» **WHAT THE EXERCISE ASKS**: Look at the data below and print exactly the lines from its first line through the line with "from matplotlib.patches import Patch"; the pictures stay out of the copy.

» **DATA BLOCK**:
·····

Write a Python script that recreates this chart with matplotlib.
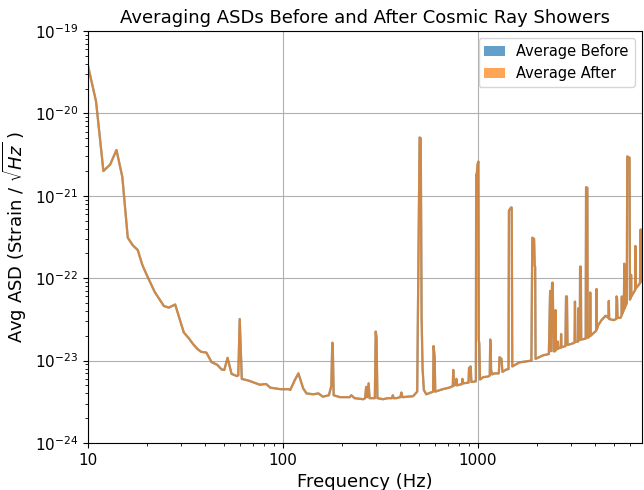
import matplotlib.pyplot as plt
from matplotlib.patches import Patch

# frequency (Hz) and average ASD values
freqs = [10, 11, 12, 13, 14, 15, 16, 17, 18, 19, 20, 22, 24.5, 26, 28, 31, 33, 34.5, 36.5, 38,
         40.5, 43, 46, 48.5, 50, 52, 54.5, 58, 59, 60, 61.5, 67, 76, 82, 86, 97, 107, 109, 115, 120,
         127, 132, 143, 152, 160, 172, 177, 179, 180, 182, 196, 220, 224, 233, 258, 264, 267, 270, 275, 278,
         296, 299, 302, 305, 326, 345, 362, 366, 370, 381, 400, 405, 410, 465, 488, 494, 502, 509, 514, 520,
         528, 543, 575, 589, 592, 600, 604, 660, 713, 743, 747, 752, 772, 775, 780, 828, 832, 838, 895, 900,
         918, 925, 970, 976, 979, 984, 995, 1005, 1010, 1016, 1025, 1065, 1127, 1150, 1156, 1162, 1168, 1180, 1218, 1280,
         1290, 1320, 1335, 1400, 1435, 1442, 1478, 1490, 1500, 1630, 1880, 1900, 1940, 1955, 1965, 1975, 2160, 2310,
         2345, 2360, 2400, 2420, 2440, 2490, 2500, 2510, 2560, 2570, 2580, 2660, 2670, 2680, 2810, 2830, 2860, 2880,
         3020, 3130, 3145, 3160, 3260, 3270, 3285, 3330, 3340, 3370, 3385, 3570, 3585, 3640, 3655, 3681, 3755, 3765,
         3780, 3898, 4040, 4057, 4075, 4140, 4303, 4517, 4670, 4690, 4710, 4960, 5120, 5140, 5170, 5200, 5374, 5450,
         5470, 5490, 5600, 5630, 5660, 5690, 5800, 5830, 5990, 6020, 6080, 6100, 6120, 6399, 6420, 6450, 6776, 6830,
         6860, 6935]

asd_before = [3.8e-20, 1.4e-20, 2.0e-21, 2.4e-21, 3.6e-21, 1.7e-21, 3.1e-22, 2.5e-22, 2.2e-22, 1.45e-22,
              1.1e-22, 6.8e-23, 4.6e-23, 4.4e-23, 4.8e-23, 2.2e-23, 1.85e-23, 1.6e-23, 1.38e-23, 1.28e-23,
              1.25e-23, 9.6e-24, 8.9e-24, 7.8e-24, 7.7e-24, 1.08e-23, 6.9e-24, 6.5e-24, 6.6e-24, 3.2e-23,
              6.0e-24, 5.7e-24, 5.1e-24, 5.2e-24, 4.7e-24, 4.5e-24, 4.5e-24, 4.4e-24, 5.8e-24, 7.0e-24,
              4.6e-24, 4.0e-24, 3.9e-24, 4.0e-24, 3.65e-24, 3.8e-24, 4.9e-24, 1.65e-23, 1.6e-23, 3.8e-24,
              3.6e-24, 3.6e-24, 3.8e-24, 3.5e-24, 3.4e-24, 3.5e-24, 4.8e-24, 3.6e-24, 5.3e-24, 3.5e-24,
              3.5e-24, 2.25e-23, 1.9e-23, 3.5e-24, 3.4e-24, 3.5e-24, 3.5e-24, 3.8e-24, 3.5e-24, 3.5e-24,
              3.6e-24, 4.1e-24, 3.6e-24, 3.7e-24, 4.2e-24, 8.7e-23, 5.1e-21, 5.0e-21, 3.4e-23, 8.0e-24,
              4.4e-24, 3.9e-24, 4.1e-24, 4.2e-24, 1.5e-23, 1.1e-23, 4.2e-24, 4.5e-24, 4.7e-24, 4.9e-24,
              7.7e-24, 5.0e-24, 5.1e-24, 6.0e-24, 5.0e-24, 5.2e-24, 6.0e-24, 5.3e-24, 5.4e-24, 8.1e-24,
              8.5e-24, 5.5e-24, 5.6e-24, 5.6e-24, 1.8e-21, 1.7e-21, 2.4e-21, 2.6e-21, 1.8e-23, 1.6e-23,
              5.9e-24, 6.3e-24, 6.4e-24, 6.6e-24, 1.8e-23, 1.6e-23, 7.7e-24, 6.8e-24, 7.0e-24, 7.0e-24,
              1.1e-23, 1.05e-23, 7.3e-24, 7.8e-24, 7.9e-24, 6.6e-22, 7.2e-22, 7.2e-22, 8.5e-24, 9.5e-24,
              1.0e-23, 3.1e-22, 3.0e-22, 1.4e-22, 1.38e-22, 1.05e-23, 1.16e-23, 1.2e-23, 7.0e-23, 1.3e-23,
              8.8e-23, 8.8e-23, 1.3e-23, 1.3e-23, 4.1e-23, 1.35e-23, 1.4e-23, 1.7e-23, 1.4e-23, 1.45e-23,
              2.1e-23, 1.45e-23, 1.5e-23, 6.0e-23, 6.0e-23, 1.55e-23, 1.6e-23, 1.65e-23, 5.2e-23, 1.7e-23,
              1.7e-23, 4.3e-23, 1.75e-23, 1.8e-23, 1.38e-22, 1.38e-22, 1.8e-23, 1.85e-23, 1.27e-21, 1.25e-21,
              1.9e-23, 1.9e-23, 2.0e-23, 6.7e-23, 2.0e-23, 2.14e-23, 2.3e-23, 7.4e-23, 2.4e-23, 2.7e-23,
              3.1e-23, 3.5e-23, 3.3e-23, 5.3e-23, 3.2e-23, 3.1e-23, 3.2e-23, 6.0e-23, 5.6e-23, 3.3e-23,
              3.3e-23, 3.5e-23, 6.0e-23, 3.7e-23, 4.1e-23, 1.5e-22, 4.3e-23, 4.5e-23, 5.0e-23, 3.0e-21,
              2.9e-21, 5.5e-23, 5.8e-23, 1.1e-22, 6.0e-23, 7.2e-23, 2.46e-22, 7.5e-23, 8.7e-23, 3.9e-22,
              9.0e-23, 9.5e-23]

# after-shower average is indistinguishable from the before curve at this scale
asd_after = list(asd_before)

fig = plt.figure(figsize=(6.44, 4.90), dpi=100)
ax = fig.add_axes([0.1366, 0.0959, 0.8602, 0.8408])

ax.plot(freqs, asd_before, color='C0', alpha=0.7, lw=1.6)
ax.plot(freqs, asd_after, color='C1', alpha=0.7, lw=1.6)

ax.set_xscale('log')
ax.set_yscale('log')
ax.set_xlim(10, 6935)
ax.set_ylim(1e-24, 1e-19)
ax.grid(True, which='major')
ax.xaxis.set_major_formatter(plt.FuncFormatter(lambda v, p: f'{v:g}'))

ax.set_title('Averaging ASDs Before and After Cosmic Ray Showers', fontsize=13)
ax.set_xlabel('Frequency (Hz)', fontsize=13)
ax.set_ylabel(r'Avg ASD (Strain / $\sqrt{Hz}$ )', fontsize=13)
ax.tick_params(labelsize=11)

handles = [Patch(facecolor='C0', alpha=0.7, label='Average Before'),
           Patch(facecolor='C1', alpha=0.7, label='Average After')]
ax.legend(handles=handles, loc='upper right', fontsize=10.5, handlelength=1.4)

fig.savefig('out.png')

·····

» **RESULT**:
Write a Python script that recreates this chart with matplotlib.
import matplotlib.pyplot as plt
from matplotlib.patches import Patch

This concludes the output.